From: Ardavan on
Hi,

Matlab's kmeans runs excruciatingly slow on large data sets (e.g. 128x10000). Is this normal or am I doing something wrong?

[idx centers] = kmeans(discriptors' ,250);

(disriptor is 128x10000)


I tried increasing the number of centers in the cluster and also tried increasing the , MaxIter to 500, because kmeans wasn't converging for 100 max iterations.
From: Doug Schwarz on
In article <hqd9i9$kdu$1(a)fred.mathworks.com>,
"Ardavan " <rustpanjguh(a)gmail.com> wrote:

> Hi,
>
> Matlab's kmeans runs excruciatingly slow on large data sets (e.g. 128x10000).
> Is this normal or am I doing something wrong?
>
> [idx centers] = kmeans(discriptors' ,250);
>
> (disriptor is 128x10000)
>
>
> I tried increasing the number of centers in the cluster and also tried
> increasing the , MaxIter to 500, because kmeans wasn't converging for 100 max
> iterations.


It's not the size of the data set (10000 points in 128-dimensional space
is quite modest), but the number of clusters you are requesting (250)
that makes it take so long.

--
Doug Schwarz
dmschwarz&ieee,org
Make obvious changes to get real email address.
From: Ardavan on
Doug Schwarz <see(a)sig.for.address.edu> wrote in message <see-C7D421.21414117042010(a)news.frontiernet.net>...
> In article <hqd9i9$kdu$1(a)fred.mathworks.com>,
> "Ardavan " <rustpanjguh(a)gmail.com> wrote:
>
> > Hi,
> >
> > Matlab's kmeans runs excruciatingly slow on large data sets (e.g. 128x10000).
> > Is this normal or am I doing something wrong?
> >
> > [idx centers] = kmeans(discriptors' ,250);
> >
> > (disriptor is 128x10000)
> >
> >
> > I tried increasing the number of centers in the cluster and also tried
> > increasing the , MaxIter to 500, because kmeans wasn't converging for 100 max
> > iterations.
>
>
> It's not the size of the data set (10000 points in 128-dimensional space
> is quite modest), but the number of clusters you are requesting (250)
> that makes it take so long.
>
> --
> Doug Schwarz
> dmschwarz&ieee,org
> Make obvious changes to get real email address.

Hi Doug,

Thanks for responding to my question. To get a reasonable response time from kmeans, What is the number of clusters you'd choose for a 10000 points of 128 dimensions data set?

Thanks
From: Doug Schwarz on
In article <hqf55k$mb6$1(a)fred.mathworks.com>,
"Ardavan " <rustpanjguh(a)gmail.com> wrote:

> Doug Schwarz <see(a)sig.for.address.edu> wrote in message
> <see-C7D421.21414117042010(a)news.frontiernet.net>...
> > In article <hqd9i9$kdu$1(a)fred.mathworks.com>,
> > "Ardavan " <rustpanjguh(a)gmail.com> wrote:
> > > Matlab's kmeans runs excruciatingly slow on large data sets (e.g.
> > > 128x10000).
> > > Is this normal or am I doing something wrong?
> > >
> > > [idx centers] = kmeans(discriptors' ,250);

[snip]

> > It's not the size of the data set (10000 points in 128-dimensional space
> > is quite modest), but the number of clusters you are requesting (250)
> > that makes it take so long.
>
> Hi Doug,
>
> Thanks for responding to my question. To get a reasonable response time from
> kmeans, What is the number of clusters you'd choose for a 10000 points of 128
> dimensions data set?

I have only ever run kmeans for a small number of clusters, say less
than about 20. I have noticed that it takes longer to run with k = 10
than k = 3 so I can only imagine how long it would take if k = 250.

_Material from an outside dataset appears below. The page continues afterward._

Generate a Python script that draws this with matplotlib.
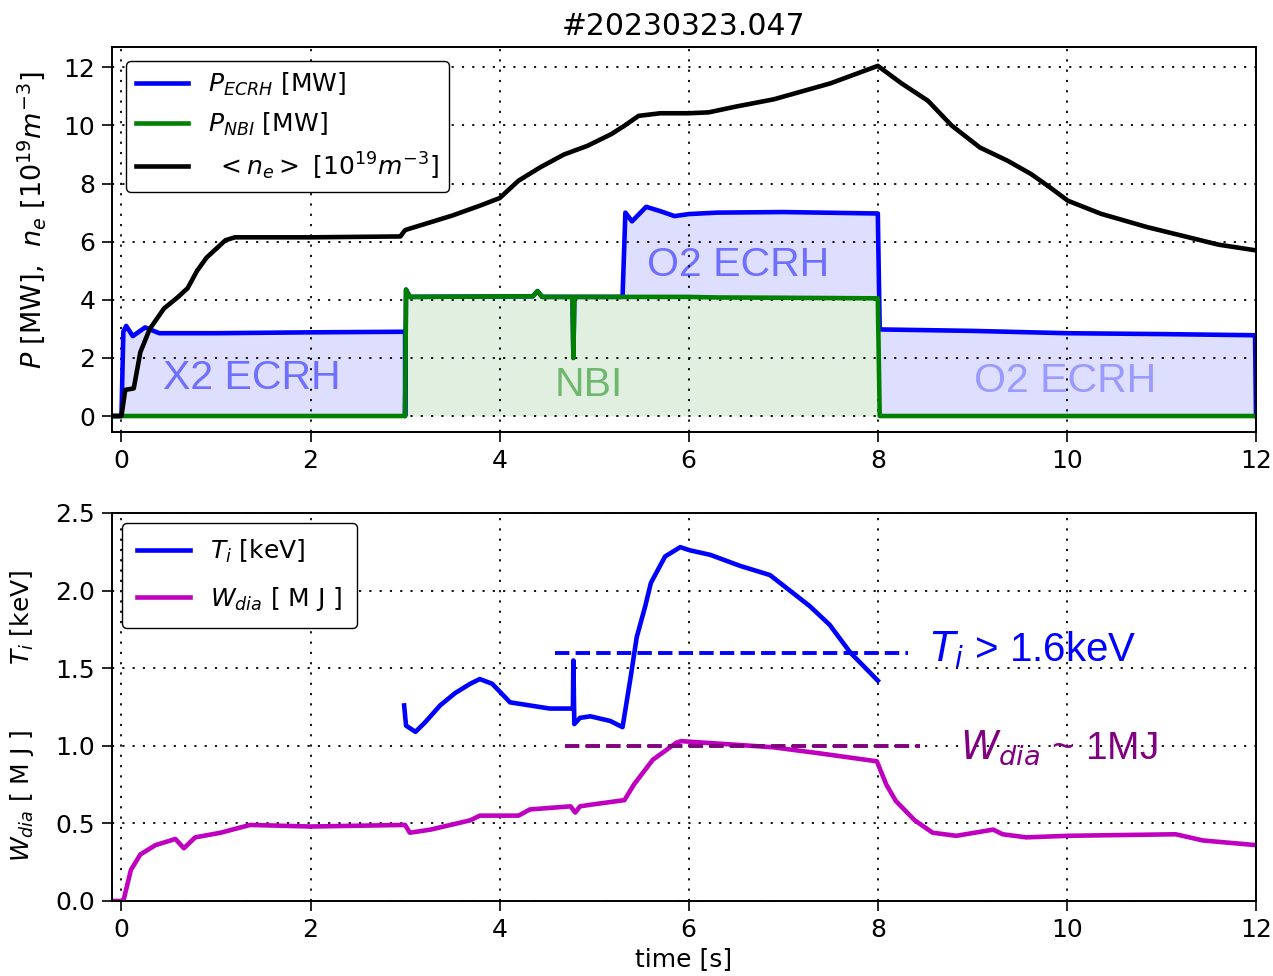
import numpy as np
import matplotlib.pyplot as plt

# heating power traces (shared time base), MW
t_pow = [-0.1, 0.0, 0.02, 0.05, 0.12, 0.25, 0.4, 1.0, 2.0, 3.0, 3.0, 3.01, 3.05,
         4.35, 4.4, 4.45, 4.77, 4.78, 4.79, 5.3, 5.33, 5.4, 5.55, 5.7, 5.85,
         6.0, 6.3, 7.0, 8.0, 8.02, 9.0, 10.0, 11.0, 11.99, 12.0]
p_ecrh = [0, 0, 2.9, 3.1, 2.75, 3.05, 2.85, 2.85, 2.88, 2.9, 0, 0, 0,
          0, 0, 0, 0, 0, 0, 0, 2.9, 2.6, 3.1, 2.95, 2.78,
          2.85, 2.92, 2.95, 2.92, 2.98, 2.93, 2.85, 2.82, 2.78, 0]
p_nbi = [0, 0, 0, 0, 0, 0, 0, 0, 0, 0, 0, 4.35, 4.1,
         4.12, 4.3, 4.1, 4.1, 2.0, 4.1, 4.1, 4.1, 4.1, 4.1, 4.1, 4.1,
         4.1, 4.08, 4.07, 4.05, 0, 0, 0, 0, 0, 0]

# line averaged density, 1e19 m^-3
t_ne = [-0.1, 0.0, 0.04, 0.13, 0.2, 0.3, 0.45, 0.6, 0.7, 0.8, 0.9, 1.0, 1.1, 1.2,
        2.0, 2.95, 3.0, 3.5, 3.8, 4.0, 4.2, 4.43, 4.68, 4.93, 5.18, 5.32, 5.47,
        5.7, 6.0, 6.21, 6.5, 6.9, 7.5, 8.0, 8.25, 8.53, 8.78, 9.08, 9.37, 9.62,
        9.82, 10.01, 10.36, 10.85, 11.35, 11.6, 12.0]
ne = [0, 0, 0.9, 0.95, 2.2, 3.0, 3.7, 4.1, 4.4, 5.0, 5.45, 5.75, 6.05, 6.15,
      6.15, 6.18, 6.4, 6.9, 7.25, 7.5, 8.1, 8.56, 9.0, 9.3, 9.7, 9.99, 10.33,
      10.42, 10.42, 10.45, 10.65, 10.9, 11.45, 12.05, 11.45, 10.85, 10.0, 9.24, 8.79, 8.33,
      7.87, 7.41, 6.96, 6.5, 6.1, 5.9, 5.7]

# ion temperature, keV
t_ti = [2.99, 3.01, 3.11, 3.21, 3.37, 3.53, 3.69, 3.79, 3.92, 4.0, 4.11, 4.32,
        4.53, 4.775, 4.78, 4.79, 4.85, 4.96, 5.17, 5.3, 5.385, 5.45, 5.54, 5.6,
        5.75, 5.91, 6.01, 6.23, 6.54, 6.86, 7.07, 7.28, 7.49, 7.71, 8.0]
ti = [1.26, 1.13, 1.09, 1.15, 1.26, 1.34, 1.40, 1.43, 1.40, 1.35, 1.28, 1.26,
      1.24, 1.24, 1.55, 1.14, 1.18, 1.19, 1.16, 1.12, 1.44, 1.7, 1.9, 2.05,
      2.22, 2.28, 2.26, 2.23, 2.16, 2.1, 2.0, 1.9, 1.78, 1.6, 1.42]

# diamagnetic energy, MJ
t_w = [-0.1, 0.0, 0.02, 0.1, 0.2, 0.36, 0.52, 0.57, 0.66, 0.78, 1.05, 1.36, 2.0,
       3.0, 3.05, 3.27, 3.69, 3.79, 4.2, 4.32, 4.75, 4.8, 4.85, 4.96, 5.32,
       5.42, 5.62, 5.87, 5.92, 6.66, 6.9, 7.4, 7.99, 8.09, 8.19, 8.39, 8.58,
       8.83, 9.22, 9.32, 9.57, 10.01, 11.15, 11.44, 12.0]
w_dia = [0, 0, 0.0, 0.2, 0.3, 0.36, 0.39, 0.4, 0.34, 0.41, 0.44, 0.49, 0.48,
         0.49, 0.44, 0.46, 0.52, 0.55, 0.55, 0.59, 0.61, 0.57, 0.61, 0.62, 0.65,
         0.75, 0.91, 1.02, 1.03, 1.0, 0.99, 0.95, 0.90, 0.75, 0.645, 0.52, 0.44,
         0.42, 0.46, 0.43, 0.41, 0.42, 0.43, 0.39, 0.36]

p_nbi_a = np.array(p_nbi)
p_tot = p_nbi_a + np.array(p_ecrh)

fs = 18
lw = 3.3
W, H = 1273, 976
fig = plt.figure(figsize=(W / 100, H / 100), dpi=100)
ax1 = fig.add_axes([112 / W, 1 - 432 / H, 1144 / W, 385 / H])
ax2 = fig.add_axes([112 / W, 1 - 901 / H, 1144 / W, 388 / H])

# top panel
ax1.fill_between(t_pow, p_nbi_a, p_tot, color='b', alpha=0.13, lw=0)
ax1.fill_between(t_pow, 0, p_nbi_a, color='g', alpha=0.12, lw=0)
ax1.plot(t_pow, p_tot, color='b', lw=lw, label=r'$P_{ECRH}$ [MW]')
ax1.plot(t_pow, p_nbi, color='g', lw=lw, label=r'$P_{NBI}$ [MW]')
ax1.plot(t_ne, ne, color='k', lw=lw, label=r' $<n_e>$ $[10^{19}m^{-3}]$')

afont = 'Liberation Sans'
ax1.text(1.38, 1.3, 'X2 ECRH', color='b', alpha=0.5, fontsize=29.5,
         family=afont, ha='center', va='center')
ax1.text(6.52, 5.2, 'O2 ECRH', color='b', alpha=0.5, fontsize=29.5,
         family=afont, ha='center', va='center')
ax1.text(4.94, 1.07, 'NBI', color='g', alpha=0.5, fontsize=29.5,
         family=afont, ha='center', va='center')
ax1.text(9.98, 1.2, 'O2 ECRH', color='b', alpha=0.3, fontsize=29.5,
         family=afont, ha='center', va='center')

ax1.set_xlim(-0.1, 12)
ax1.set_ylim(-0.55, 12.7)
ax1.set_xticks(range(0, 13, 2))
ax1.set_yticks(range(0, 13, 2))
ax1.set_title('#20230323.047', fontsize=21.5, pad=9)
ax1.set_ylabel(r'$P$ [MW],  $n_e$ $[10^{19}m^{-3}]$', fontsize=19.5)
ax1.yaxis.set_label_coords(-0.056, 0.55)
ax1.legend(loc='upper left', fontsize=fs, framealpha=1, edgecolor='k',
           borderaxespad=0.55, handlelength=2.1)

# bottom panel
ax2.plot(t_ti, ti, color='b', lw=lw, label=r'$T_i$ [keV]')
ax2.plot(t_w, w_dia, color='m', lw=lw, label=r'$W_{dia}$ [ M J ]')
ax2.hlines(1.6, 4.59, 8.32, colors='b', linestyles='--', lw=2.8)
ax2.hlines(1.0, 4.69, 8.45, colors='#800080', linestyles='--', lw=2.8)
ax2.text(8.55, 1.62, r'$T_i$ > 1.6keV', color='b', fontsize=29,
         family=afont, va='center')
ax2.text(8.87, 0.99, r'$W_{dia}$ ~ 1MJ', color='#800080', fontsize=28,
         family=afont, va='center')

ax2.set_xlim(-0.1, 12)
ax2.set_ylim(0, 2.5)
ax2.set_xticks(range(0, 13, 2))
ax2.set_yticks([0.0, 0.5, 1.0, 1.5, 2.0, 2.5])
ax2.set_xlabel('time [s]', fontsize=fs, labelpad=4)
ax2.text(-0.066, 0.73, r'$T_i$ [keV]', transform=ax2.transAxes, rotation=90,
         fontsize=fs, ha='right', va='center')
ax2.text(-0.066, 0.27, r'$W_{dia}$ [ M J ]', transform=ax2.transAxes,
         rotation=90, fontsize=fs, ha='right', va='center')
ax2.legend(loc='upper left', fontsize=fs, framealpha=1, edgecolor='k',
           borderaxespad=0.4, handlelength=2.1, labelspacing=0.8,
           borderpad=0.6)

for ax in (ax1, ax2):
    ax.grid(True, ls=(0, (1.2, 4.5)), color='k', lw=1.3)
    ax.tick_params(labelsize=fs, length=7, width=1.2, pad=5)
    for s in ax.spines.values():
        s.set_linewidth(1.4)

plt.savefig('out.png', dpi=100)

The correct value depends on how *you* want to cluster the data. It is
a weakness of kmeans that you have to specify the number of clusters so
if you're not sure about that then you have to run it with different
values of k and pick the result you like best.

Since I have no idea what your data looks like, what it represents or
what you are trying to do I can't really help to pick k, but it is easy
to try small values and see what happens.

--
Doug Schwarz
dmschwarz&ieee,org
Make obvious changes to get real email address.